I have folder stuffed with early drafts.  Unfinished, fragmented, and raw.  Why do I keep them?  I feel that for a writer its okay to be a hoarder.  There's no way to know what nugget of dialogue will make it to a finished scene.  Sometimes months or years after writing something you stumble upon it and it sparkles a fresh stream of thinking or reignites the original fire behind it.  When you have forgotten even writing it, that's the best.

Another important thing to remember: Never show anything to anyone while its still in development.  It's unfair to all parties involved.  A kind word from a friend can easily distract you.  A tiny bit of criticism from a relative is enough to stall your efforts or worse, sabotage you completely.  Case in point, back in May of 2010 I was about 70 pages in to what I thought was a good story about a newly divorced woman in her senior years.  It came from the complaint I've heard repeatedly from actresses that there aren't any really good parts for women and certainly not women over forty.

I want to create a character and situation people want to see but Hollywood (in its mad rush to make a gazillion dollars) just isn't listening.  I made the mistake of showing my infant script to someone close to me for feedback.  In hindsight, I ask myself, how could I have been so stupid?  Feedback on what?  I wasn't even close to finished yet.  None of my characters were fleshed out enough to evoke any sense of compassion in the reader.  Plot points were still loosely conceived, scenes were out of place or incomplete.  It was still in that messy "first draft on paper" stage.  The reaction wasn't good and worse still, I let it sit on the back burner for months, feeling dejected.  What a set up!  But that's what we writers do to ourselves.  Learn to keep your creative process to yourself until the right time.  Rewriting and editing will come later.  It's a distinct process.  A wonderful book on the editing process is The Forest for the Trees by Betsy Lemer.

There is a time for criticism, feedback and polish and there's a time for free-association, wild abandon and creative exploration.  Mixing the two approaches can have hazardous consequences.  The need to create something perfect may keep you from creating anything at all.  Perfectionism is another way of keeping yourself blocked.  It sounds so reasonable, so admirable: "I'm a perfectionist."  But, the truth is if you wait to write something perfect, it'll never happen.  You'll never write anything.  Perfect doesn't exist.  No one writes a pretty first draft.

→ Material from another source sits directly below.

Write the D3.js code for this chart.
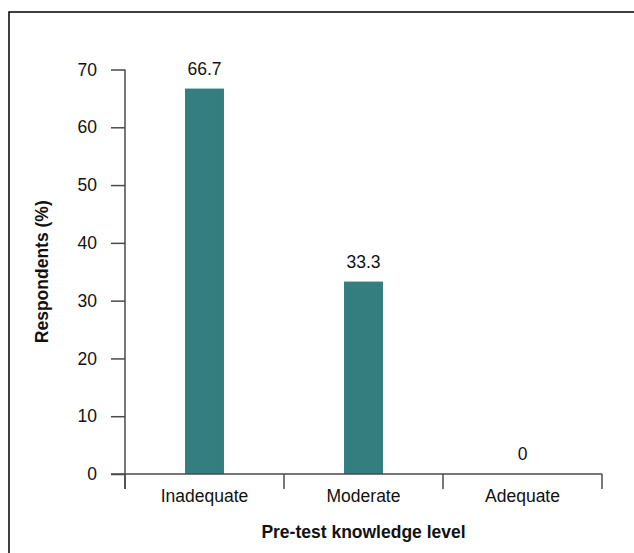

Give yourself permission to excavate the depths of your psyche.  What may come up initially isn't pretty but like that crusty sedimentary earth that covers gold, our first drafts are valuable layers of raw elements that with time and care may bear or reveal unexpected fruit.



This week's suggested website: (www.finaldraft.com) Final Draft is a screenwriting program available for both Windows and Mac.  It's easy to use and recognized as the industry standard.

This week's writing prompt:


Give yourself five uninterrupted minutes of quiet time.  Imagine a specific locale.  It can be a cabin in the wilderness, a corner office in a skyscraper or any other location from a script or novel you're working on.  Close your eyes and try to capture every detail.  Be sure to include your sense of smell, taste and touch to describe the environment as well.   Write for five minutes.